Monday was a day of great relief (well, for me), as I was released from seclusion, and of course then went back into it in the evening along with everyone else. On Sunday at 10am I prayed through the short liturgy I'd posted out to everyone on my email list, and strangely felt the prayers of the parish pressing on me.
I knew Marion had offered the mass at the church with Rick the verger in attendance. This was what I thought might continue, but by the evening it was clear that the Diocese of London was closing churches entirely, and it was only a matter of time before everyone else followed suit, as of course it proved. I am not at all sure about the business of saying mass entirely alone: it should only be done in circumstances of absolute emergency, which I suppose these are. If, confined to the house, I try - and it seems I ought - it will be even more a sign of deprivation. What a desert Lent this is. I've found the bleak Psalms appointed for the season leaping off the page with sharp intensity: they refer to different times, places and experiences, but the same emotions.

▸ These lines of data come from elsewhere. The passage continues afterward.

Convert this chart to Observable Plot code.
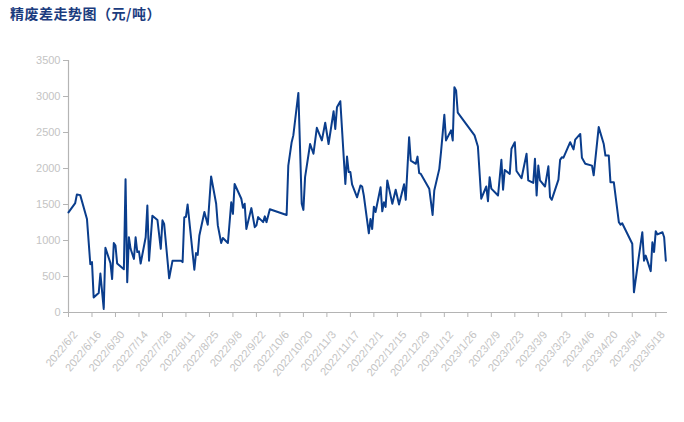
<!DOCTYPE html>
<html><head><meta charset="utf-8">
<script src="https://cdn.jsdelivr.net/npm/d3@7"></script>
<script src="https://cdn.jsdelivr.net/npm/@observablehq/plot@0.6"></script>
<style>
body{margin:0;background:#fff;}
#wrap{position:relative;width:684px;height:422px;}
#title{position:absolute;left:10px;top:3px;font-family:"Noto Sans CJK SC",sans-serif;font-weight:bold;font-size:14px;color:#1b3c7e;letter-spacing:0.5px;z-index:2;}
</style></head><body><div id="wrap"><div id="title">精废差走势图（元/吨）</div></div>
<script>
const dates = ["2022-06-02","2022-06-06","2022-06-07","2022-06-09","2022-06-13","2022-06-15","2022-06-16","2022-06-17","2022-06-20","2022-06-21","2022-06-23","2022-06-24","2022-06-27","2022-06-28","2022-06-29","2022-06-30","2022-07-01","2022-07-05","2022-07-06","2022-07-07","2022-07-08","2022-07-09","2022-07-11","2022-07-12","2022-07-13","2022-07-14","2022-07-15","2022-07-18","2022-07-19","2022-07-20","2022-07-22","2022-07-25","2022-07-27","2022-07-28","2022-07-29","2022-08-01","2022-08-03","2022-08-08","2022-08-09","2022-08-10","2022-08-11","2022-08-12","2022-08-16","2022-08-17","2022-08-18","2022-08-19","2022-08-22","2022-08-24","2022-08-26","2022-08-29","2022-08-30","2022-09-01","2022-09-02","2022-09-05","2022-09-07","2022-09-08","2022-09-09","2022-09-13","2022-09-14","2022-09-15","2022-09-16","2022-09-19","2022-09-21","2022-09-22","2022-09-23","2022-09-26","2022-09-27","2022-09-28","2022-09-30","2022-10-10","2022-10-11","2022-10-13","2022-10-14","2022-10-17","2022-10-19","2022-10-20","2022-10-21","2022-10-24","2022-10-26","2022-10-28","2022-10-31","2022-11-02","2022-11-04","2022-11-07","2022-11-08","2022-11-09","2022-11-11","2022-11-14","2022-11-15","2022-11-16","2022-11-17","2022-11-18","2022-11-21","2022-11-23","2022-11-24","2022-11-25","2022-11-28","2022-11-29","2022-11-30","2022-12-01","2022-12-02","2022-12-05","2022-12-06","2022-12-07","2022-12-08","2022-12-09","2022-12-12","2022-12-14","2022-12-16","2022-12-19","2022-12-20","2022-12-22","2022-12-23","2022-12-26","2022-12-27","2022-12-28","2022-12-29","2023-01-03","2023-01-05","2023-01-06","2023-01-09","2023-01-10","2023-01-12","2023-01-13","2023-01-16","2023-01-17","2023-01-18","2023-01-19","2023-01-20","2023-01-30","2023-02-01","2023-02-03","2023-02-06","2023-02-07","2023-02-08","2023-02-09","2023-02-13","2023-02-15","2023-02-16","2023-02-17","2023-02-20","2023-02-21","2023-02-23","2023-02-24","2023-02-27","2023-03-02","2023-03-03","2023-03-06","2023-03-07","2023-03-08","2023-03-09","2023-03-10","2023-03-13","2023-03-15","2023-03-16","2023-03-17","2023-03-21","2023-03-22","2023-03-23","2023-03-24","2023-03-28","2023-03-30","2023-03-31","2023-04-03","2023-04-04","2023-04-06","2023-04-10","2023-04-11","2023-04-14","2023-04-17","2023-04-18","2023-04-20","2023-04-21","2023-04-23","2023-04-26","2023-04-27","2023-04-28","2023-05-04","2023-05-05","2023-05-08","2023-05-10","2023-05-11","2023-05-12","2023-05-15","2023-05-16","2023-05-17","2023-05-18","2023-05-19","2023-05-22","2023-05-23","2023-05-24"];
const values = [1390,1520,1640,1630,1300,670,700,210,270,540,50,900,685,465,965,930,680,600,1850,420,1045,885,745,1045,840,850,680,1045,1485,720,1345,1285,885,1280,1230,475,720,720,700,1320,1330,1500,595,825,800,1070,1395,1220,1890,1510,1210,965,1035,965,1530,1370,1785,1580,1455,1510,1160,1450,1185,1210,1325,1255,1335,1255,1435,1355,2040,2365,2460,3050,1510,1425,1880,2340,2205,2565,2390,2635,2340,2795,2550,2850,2935,1785,2165,1950,1950,1780,1600,1765,1750,1625,1100,1300,1160,1470,1395,1740,1405,1530,1465,1835,1510,1705,1500,1780,1565,2435,2110,2065,2165,1935,1925,1720,1355,1695,1995,2225,2745,2390,2530,2390,3130,3085,2775,2460,2305,1580,1750,1545,1880,1720,1625,2120,1705,1980,1925,2275,2365,1965,1865,2205,1835,1800,2135,1625,2040,1835,1750,2030,1600,1565,1845,2120,2155,2150,2365,2265,2400,2480,2150,2065,2040,1905,2575,2340,2180,2180,1810,1810,1255,1220,1240,955,280,790,1115,720,790,575,975,840,1130,1085,1115,1045,720];
const xTickDates = ["2022-06-02","2022-06-16","2022-06-30","2022-07-14","2022-07-28","2022-08-11","2022-08-25","2022-09-08","2022-09-22","2022-10-06","2022-10-20","2022-11-03","2022-11-17","2022-12-01","2022-12-15","2022-12-29","2023-01-12","2023-01-26","2023-02-09","2023-02-23","2023-03-09","2023-03-23","2023-04-06","2023-04-20","2023-05-04","2023-05-18"];
const yTicks = [0,500,1000,1500,2000,2500,3000,3500];
const xDomain = ["2022-06-02","2023-05-25"];

const data = dates.map((d,i)=>({date:new Date(d+"T00:00:00Z"), value:values[i]}));
const x0 = new Date(xDomain[0]+"T00:00:00Z"), x1 = new Date(xDomain[1]+"T00:00:00Z");
const xTicks = xTickDates.map(d=>new Date(d+"T00:00:00Z"));
const fmt = d3.utcFormat("%Y/%-m/%-d");
const axisColor = "#b4b4b4", textColor = "#c4c4c4";

const chart = Plot.plot({
  width:684, height:422,
  marginLeft:68, marginRight:17, marginTop:60, marginBottom:110,
  style:{fontFamily:"'Liberation Sans', Arial, sans-serif", fontSize:"11px", background:"white", overflow:"visible"},
  x:{type:"utc", domain:[x0,x1]},
  y:{domain:[0,3500]},
  marks:[
    Plot.axisY({ticks:yTicks, tickSize:5, tickPadding:3, tickFormat:d=>String(d), stroke:axisColor, fill:textColor, label:null}),
    Plot.axisX({ticks:xTicks, tickSize:5, tickFormat:fmt, stroke:axisColor, fill:"none", label:null}),
    Plot.axisX({ticks:xTicks, tickSize:0, tickPadding:4, tickFormat:fmt, tickRotate:-50, fill:textColor, dx:7, dy:16, label:null}),
    Plot.ruleY([0], {stroke:axisColor, strokeWidth:1.2}),
    Plot.ruleX([x0], {y1:0, y2:3500, stroke:axisColor, strokeWidth:1.2}),
    Plot.line(data, {x:"date", y:"value", stroke:"#0a3d8c", strokeWidth:2, strokeLinejoin:"round"})
  ]
});
document.getElementById("wrap").appendChild(chart);
chart.style.position="absolute"; chart.style.left="0"; chart.style.top="0";
</script></body></html>
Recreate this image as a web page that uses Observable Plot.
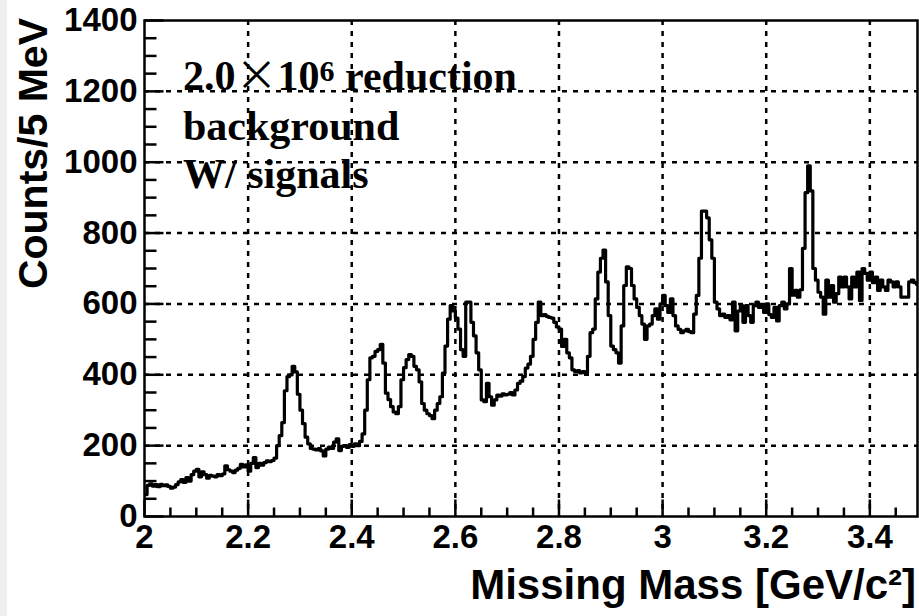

So many of my colleagues are live-streaming and recording masses, and even themselves saying the Office. The discombobulation of the times and the usual distraction that dogs me when saying it alone results in so many mistakes I wouldn't inflict it on anyone though perhaps it might increase my discipline. I think somehow the audio is more intimate, and stripped of so many of our usual forms of activity we strive to find new ones, I suspect.
Phoning round the congregation I discover all sorts of things. Families are ensuring that older relatives are considerably more technologically plugged-in than I tend to be! Within our acquaintance we've had three definite cases of C-19 and many suspected ones, not least my own. Tania the hairdresser told me two of her elderly lady clients have fallen out after arguing whether the current situation was worse than the War or not.
I went out shopping yesterday and was able to get pretty much everything I wanted. Praying on Sunday morning, I realised that the constant background hum from the A3 some miles away had stopped, and going to the postbox under dead of night the silence was deep, as though this is the middle of the countryside; strangely, it even seemed to smell differently.